Consider updating the pipeline if it was created earlier by contrasting it with the current knowledge.
Go over the pipeline with the team and stakeholders.

Establish Baseline #

Alternatives for a baseline ranked by preference
- Use the currently deployed model
- Use the SOTA model
- Use the SOTA paper metrics (only good for greenfield projects)
Compute evaluation metrics on your test set
Assess clearly what indicates that you beat the baseline

Do not trust papers (sorry). Values in papers are mostly misleading in practical cases.

Pick the Best ROI Solution #

Review the list of potential solutions and their pros/cons
Assess each solution based on expected performance and implementation cost
Consider both short-term gains and long-term potential
Select the solution with the highest return on investment (ROI)
Justify your choice to stakeholders and the team

Experiment #

Implement the highest ROI solution
Test as much as possible.
- ML people don’t like testing but a simple test might save you weeks if not months.
Be clear about the inputs, outputs, and expected results of the experiment.
Log as much as possible. Performance metrics, runtime metrics, data metrics, visualizations, etc.
Keep your experiments reproducible
- Save artifacts; model checkpoints, training, and model configs.
- Set the experiment seed for numerical consistency between different runs.
- Save environment setup information (CUDA version, python modules, …)
- Create a code base that enables reproducible runs with ease.
- Make sure your data loader works deterministically based on the seed.
Debug thoroughly if anything seems suspicious.
- You’ll be surprised by the bugs and problems you detect this way.
Vary key parameters and collect performance data.
Use the evaluation pipeline to assess the results
Document all experiments, including failures
Compare results against the baseline to see where you are, previous runs to see how to proceed, and project goals to see whether you are on the right track.
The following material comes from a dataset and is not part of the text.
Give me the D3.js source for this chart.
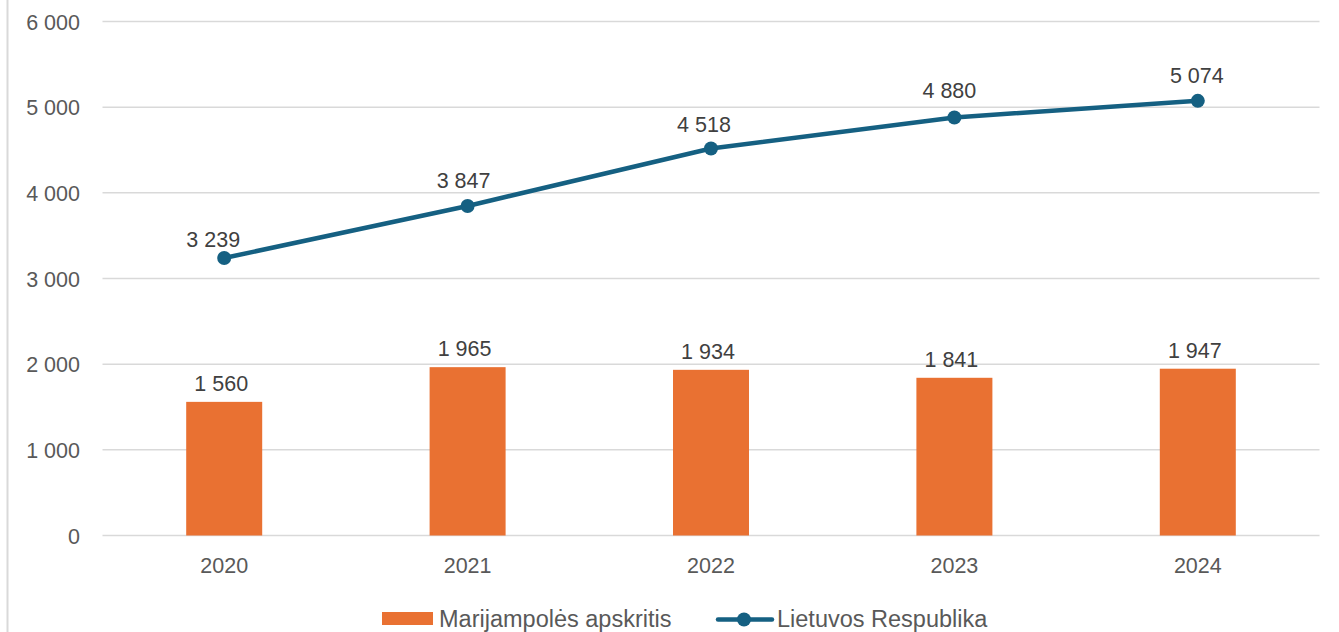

Using a comparison split. It is hard to compare successive training runs when data collection happens in parallel. Create a specific data split that stays constant (comparison split). Run validation on this split alongside your validation set. It’d help you compare models fairly and justify what works as you progress. Change the comparison set when the validation curve and comparison curve diverge which signals a change in data distribution. And you need to run all your previous compared models on this new set.

Don’t be obsessed with a solution. Our goal is solving the problem, not making your favorite solution work.

YOLO runs with big models with big changes. Sometimes you can’t go incremental because of budget, date, time, etc. In my experience, success of YOLO runs correlated with the experience and programming skills of the person.

Codebase. Make sure that you have a codebase that is modular, easy, and robust enough to perform the tasks above.

Automate as much as possible. We are lazy and we get lazier as we spend more time on a project. Therefore, automate any step you take as soon as possible to reduce the cognitive load of repetitive TODOs.

Iterate #

Analyze experimental results to identify areas for improvement
Brainstorm modifications or new approaches based on insights
Implement promising changes and re-run experiments
Continuously refine the model and approach
Regularly update stakeholders on progress and findings
Be prepared to pivot if the current approach is not giving the desired results
Consider when to stop iterating based on diminishing returns or project constraints

Always think about data first before changing your model. Getting more high-quality data is the most effective way to improve performance unless the limitation is inherently about model capacity.